▶ [RECORD EXCERPTS]:
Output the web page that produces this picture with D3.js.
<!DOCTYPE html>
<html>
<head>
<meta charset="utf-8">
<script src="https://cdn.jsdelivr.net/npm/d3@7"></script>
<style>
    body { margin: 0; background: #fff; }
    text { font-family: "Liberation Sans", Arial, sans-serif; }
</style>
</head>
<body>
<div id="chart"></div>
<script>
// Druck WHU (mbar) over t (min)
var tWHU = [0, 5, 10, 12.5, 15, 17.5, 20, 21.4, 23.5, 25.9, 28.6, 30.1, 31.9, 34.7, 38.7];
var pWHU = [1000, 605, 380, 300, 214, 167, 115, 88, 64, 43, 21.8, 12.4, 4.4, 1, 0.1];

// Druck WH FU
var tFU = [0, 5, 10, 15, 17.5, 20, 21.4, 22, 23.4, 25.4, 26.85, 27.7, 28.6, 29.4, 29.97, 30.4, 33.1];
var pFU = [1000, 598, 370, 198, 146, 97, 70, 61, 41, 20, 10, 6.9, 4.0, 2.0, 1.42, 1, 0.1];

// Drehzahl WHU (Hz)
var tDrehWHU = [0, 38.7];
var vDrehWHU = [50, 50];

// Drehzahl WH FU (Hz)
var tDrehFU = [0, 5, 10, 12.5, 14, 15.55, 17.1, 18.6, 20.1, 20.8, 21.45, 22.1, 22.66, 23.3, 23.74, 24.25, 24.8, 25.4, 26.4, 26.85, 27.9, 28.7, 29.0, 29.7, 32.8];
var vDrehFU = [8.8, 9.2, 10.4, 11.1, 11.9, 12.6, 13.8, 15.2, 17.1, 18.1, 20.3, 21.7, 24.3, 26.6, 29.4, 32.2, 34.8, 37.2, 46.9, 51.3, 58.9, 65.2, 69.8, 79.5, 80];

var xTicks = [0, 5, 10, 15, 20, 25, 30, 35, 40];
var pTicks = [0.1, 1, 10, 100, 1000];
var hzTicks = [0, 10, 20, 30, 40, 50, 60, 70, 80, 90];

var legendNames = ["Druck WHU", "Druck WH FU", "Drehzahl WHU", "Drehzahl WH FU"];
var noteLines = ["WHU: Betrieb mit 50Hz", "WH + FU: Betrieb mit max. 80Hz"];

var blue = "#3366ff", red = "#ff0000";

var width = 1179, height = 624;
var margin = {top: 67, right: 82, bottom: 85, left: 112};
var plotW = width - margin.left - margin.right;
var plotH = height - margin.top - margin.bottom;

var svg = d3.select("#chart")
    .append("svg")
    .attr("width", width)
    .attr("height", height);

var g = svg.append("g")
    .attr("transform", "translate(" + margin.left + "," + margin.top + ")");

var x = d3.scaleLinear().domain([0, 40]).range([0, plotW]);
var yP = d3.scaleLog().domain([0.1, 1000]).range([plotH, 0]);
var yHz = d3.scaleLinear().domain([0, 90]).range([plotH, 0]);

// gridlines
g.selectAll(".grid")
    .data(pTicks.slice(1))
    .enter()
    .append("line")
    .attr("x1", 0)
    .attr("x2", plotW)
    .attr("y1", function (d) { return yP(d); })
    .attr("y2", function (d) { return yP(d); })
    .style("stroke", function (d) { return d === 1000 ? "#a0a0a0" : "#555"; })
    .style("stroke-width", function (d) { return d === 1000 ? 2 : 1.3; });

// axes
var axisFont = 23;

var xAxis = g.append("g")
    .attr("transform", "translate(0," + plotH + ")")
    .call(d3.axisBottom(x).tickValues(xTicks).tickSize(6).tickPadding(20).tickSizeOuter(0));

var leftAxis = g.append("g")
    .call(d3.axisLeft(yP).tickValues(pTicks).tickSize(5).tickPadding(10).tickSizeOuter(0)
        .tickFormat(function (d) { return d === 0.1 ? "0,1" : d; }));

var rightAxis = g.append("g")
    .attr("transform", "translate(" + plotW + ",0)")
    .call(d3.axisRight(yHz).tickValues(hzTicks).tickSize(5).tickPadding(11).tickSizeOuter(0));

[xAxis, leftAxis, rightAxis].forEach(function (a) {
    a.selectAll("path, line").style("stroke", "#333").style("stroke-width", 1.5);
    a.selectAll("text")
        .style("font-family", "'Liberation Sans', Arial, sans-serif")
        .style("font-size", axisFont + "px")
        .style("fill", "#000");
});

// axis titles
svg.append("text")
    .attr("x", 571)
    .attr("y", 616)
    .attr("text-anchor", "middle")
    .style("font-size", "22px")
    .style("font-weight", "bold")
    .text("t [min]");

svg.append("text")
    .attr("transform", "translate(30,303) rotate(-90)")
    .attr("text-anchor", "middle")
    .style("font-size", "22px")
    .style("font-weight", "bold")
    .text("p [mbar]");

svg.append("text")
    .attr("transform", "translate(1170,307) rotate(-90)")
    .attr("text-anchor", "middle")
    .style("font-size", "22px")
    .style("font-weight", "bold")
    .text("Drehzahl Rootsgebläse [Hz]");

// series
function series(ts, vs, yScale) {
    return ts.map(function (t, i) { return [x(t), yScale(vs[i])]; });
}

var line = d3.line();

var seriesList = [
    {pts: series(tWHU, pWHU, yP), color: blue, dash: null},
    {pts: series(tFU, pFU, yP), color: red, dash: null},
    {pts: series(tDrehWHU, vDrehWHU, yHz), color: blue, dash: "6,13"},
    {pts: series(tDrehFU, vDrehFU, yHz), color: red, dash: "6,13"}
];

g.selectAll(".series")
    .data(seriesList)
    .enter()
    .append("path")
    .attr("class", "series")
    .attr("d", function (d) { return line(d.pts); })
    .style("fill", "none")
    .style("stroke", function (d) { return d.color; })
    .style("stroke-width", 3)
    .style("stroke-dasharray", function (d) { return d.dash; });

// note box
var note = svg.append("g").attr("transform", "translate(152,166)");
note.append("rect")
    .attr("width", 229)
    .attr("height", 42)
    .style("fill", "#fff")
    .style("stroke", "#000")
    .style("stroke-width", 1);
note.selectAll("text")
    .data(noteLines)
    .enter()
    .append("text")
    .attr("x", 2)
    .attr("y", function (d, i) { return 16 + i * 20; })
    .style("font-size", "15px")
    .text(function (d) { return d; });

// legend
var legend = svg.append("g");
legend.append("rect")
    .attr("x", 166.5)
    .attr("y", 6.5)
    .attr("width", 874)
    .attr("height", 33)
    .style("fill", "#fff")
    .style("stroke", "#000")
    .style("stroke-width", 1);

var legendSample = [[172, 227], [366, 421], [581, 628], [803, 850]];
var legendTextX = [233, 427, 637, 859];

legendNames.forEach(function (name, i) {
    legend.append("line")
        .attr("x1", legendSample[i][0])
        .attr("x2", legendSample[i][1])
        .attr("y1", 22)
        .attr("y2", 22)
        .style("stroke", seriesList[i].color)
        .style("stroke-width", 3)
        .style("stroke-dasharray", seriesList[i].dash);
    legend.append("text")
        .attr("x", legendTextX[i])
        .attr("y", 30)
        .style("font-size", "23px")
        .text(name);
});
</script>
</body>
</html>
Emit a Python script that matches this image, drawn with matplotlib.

▶ [PROBLEM]: Word for word, extract all the records.

▶ [ANSWER IN FULL]:
Output the web page that produces this picture with D3.js.
<!DOCTYPE html>
<html>
<head>
<meta charset="utf-8">
<script src="https://cdn.jsdelivr.net/npm/d3@7"></script>
<style>
    body { margin: 0; background: #fff; }
    text { font-family: "Liberation Sans", Arial, sans-serif; }
</style>
</head>
<body>
<div id="chart"></div>
<script>
// Druck WHU (mbar) over t (min)
var tWHU = [0, 5, 10, 12.5, 15, 17.5, 20, 21.4, 23.5, 25.9, 28.6, 30.1, 31.9, 34.7, 38.7];
var pWHU = [1000, 605, 380, 300, 214, 167, 115, 88, 64, 43, 21.8, 12.4, 4.4, 1, 0.1];

// Druck WH FU
var tFU = [0, 5, 10, 15, 17.5, 20, 21.4, 22, 23.4, 25.4, 26.85, 27.7, 28.6, 29.4, 29.97, 30.4, 33.1];
var pFU = [1000, 598, 370, 198, 146, 97, 70, 61, 41, 20, 10, 6.9, 4.0, 2.0, 1.42, 1, 0.1];

// Drehzahl WHU (Hz)
var tDrehWHU = [0, 38.7];
var vDrehWHU = [50, 50];

// Drehzahl WH FU (Hz)
var tDrehFU = [0, 5, 10, 12.5, 14, 15.55, 17.1, 18.6, 20.1, 20.8, 21.45, 22.1, 22.66, 23.3, 23.74, 24.25, 24.8, 25.4, 26.4, 26.85, 27.9, 28.7, 29.0, 29.7, 32.8];
var vDrehFU = [8.8, 9.2, 10.4, 11.1, 11.9, 12.6, 13.8, 15.2, 17.1, 18.1, 20.3, 21.7, 24.3, 26.6, 29.4, 32.2, 34.8, 37.2, 46.9, 51.3, 58.9, 65.2, 69.8, 79.5, 80];

var xTicks = [0, 5, 10, 15, 20, 25, 30, 35, 40];
var pTicks = [0.1, 1, 10, 100, 1000];
var hzTicks = [0, 10, 20, 30, 40, 50, 60, 70, 80, 90];

var legendNames = ["Druck WHU", "Druck WH FU", "Drehzahl WHU", "Drehzahl WH FU"];
var noteLines = ["WHU: Betrieb mit 50Hz", "WH + FU: Betrieb mit max. 80Hz"];

var blue = "#3366ff", red = "#ff0000";

var width = 1179, height = 624;
var margin = {top: 67, right: 82, bottom: 85, left: 112};
var plotW = width - margin.left - margin.right;
var plotH = height - margin.top - margin.bottom;

var svg = d3.select("#chart")
    .append("svg")
    .attr("width", width)
    .attr("height", height);

var g = svg.append("g")
    .attr("transform", "translate(" + margin.left + "," + margin.top + ")");

var x = d3.scaleLinear().domain([0, 40]).range([0, plotW]);
var yP = d3.scaleLog().domain([0.1, 1000]).range([plotH, 0]);
var yHz = d3.scaleLinear().domain([0, 90]).range([plotH, 0]);

// gridlines
g.selectAll(".grid")
    .data(pTicks.slice(1))
    .enter()
    .append("line")
    .attr("x1", 0)
    .attr("x2", plotW)
    .attr("y1", function (d) { return yP(d); })
    .attr("y2", function (d) { return yP(d); })
    .style("stroke", function (d) { return d === 1000 ? "#a0a0a0" : "#555"; })
    .style("stroke-width", function (d) { return d === 1000 ? 2 : 1.3; });

// axes
var axisFont = 23;

var xAxis = g.append("g")
    .attr("transform", "translate(0," + plotH + ")")
    .call(d3.axisBottom(x).tickValues(xTicks).tickSize(6).tickPadding(20).tickSizeOuter(0));

var leftAxis = g.append("g")
    .call(d3.axisLeft(yP).tickValues(pTicks).tickSize(5).tickPadding(10).tickSizeOuter(0)
        .tickFormat(function (d) { return d === 0.1 ? "0,1" : d; }));

var rightAxis = g.append("g")
    .attr("transform", "translate(" + plotW + ",0)")
    .call(d3.axisRight(yHz).tickValues(hzTicks).tickSize(5).tickPadding(11).tickSizeOuter(0));

[xAxis, leftAxis, rightAxis].forEach(function (a) {
    a.selectAll("path, line").style("stroke", "#333").style("stroke-width", 1.5);
    a.selectAll("text")
        .style("font-family", "'Liberation Sans', Arial, sans-serif")
        .style("font-size", axisFont + "px")
        .style("fill", "#000");
});

// axis titles
svg.append("text")
    .attr("x", 571)
    .attr("y", 616)
    .attr("text-anchor", "middle")
    .style("font-size", "22px")
    .style("font-weight", "bold")
    .text("t [min]");

svg.append("text")
    .attr("transform", "translate(30,303) rotate(-90)")
    .attr("text-anchor", "middle")
    .style("font-size", "22px")
    .style("font-weight", "bold")
    .text("p [mbar]");

svg.append("text")
    .attr("transform", "translate(1170,307) rotate(-90)")
    .attr("text-anchor", "middle")
    .style("font-size", "22px")
    .style("font-weight", "bold")
    .text("Drehzahl Rootsgebläse [Hz]");

// series
function series(ts, vs, yScale) {
    return ts.map(function (t, i) { return [x(t), yScale(vs[i])]; });
}

var line = d3.line();

var seriesList = [
    {pts: series(tWHU, pWHU, yP), color: blue, dash: null},
    {pts: series(tFU, pFU, yP), color: red, dash: null},
    {pts: series(tDrehWHU, vDrehWHU, yHz), color: blue, dash: "6,13"},
    {pts: series(tDrehFU, vDrehFU, yHz), color: red, dash: "6,13"}
];

g.selectAll(".series")
    .data(seriesList)
    .enter()
    .append("path")
    .attr("class", "series")
    .attr("d", function (d) { return line(d.pts); })
    .style("fill", "none")
    .style("stroke", function (d) { return d.color; })
    .style("stroke-width", 3)
    .style("stroke-dasharray", function (d) { return d.dash; });

// note box
var note = svg.append("g").attr("transform", "translate(152,166)");
note.append("rect")
    .attr("width", 229)
    .attr("height", 42)
    .style("fill", "#fff")
    .style("stroke", "#000")
    .style("stroke-width", 1);
note.selectAll("text")
    .data(noteLines)
    .enter()
    .append("text")
    .attr("x", 2)
    .attr("y", function (d, i) { return 16 + i * 20; })
    .style("font-size", "15px")
    .text(function (d) { return d; });

// legend
var legend = svg.append("g");
legend.append("rect")
    .attr("x", 166.5)
    .attr("y", 6.5)
    .attr("width", 874)
    .attr("height", 33)
    .style("fill", "#fff")
    .style("stroke", "#000")
    .style("stroke-width", 1);

var legendSample = [[172, 227], [366, 421], [581, 628], [803, 850]];
var legendTextX = [233, 427, 637, 859];

legendNames.forEach(function (name, i) {
    legend.append("line")
        .attr("x1", legendSample[i][0])
        .attr("x2", legendSample[i][1])
        .attr("y1", 22)
        .attr("y2", 22)
        .style("stroke", seriesList[i].color)
        .style("stroke-width", 3)
        .style("stroke-dasharray", seriesList[i].dash);
    legend.append("text")
        .attr("x", legendTextX[i])
        .attr("y", 30)
        .style("font-size", "23px")
        .text(name);
});
</script>
</body>
</html>
Emit a Python script that matches this image, drawn with matplotlib.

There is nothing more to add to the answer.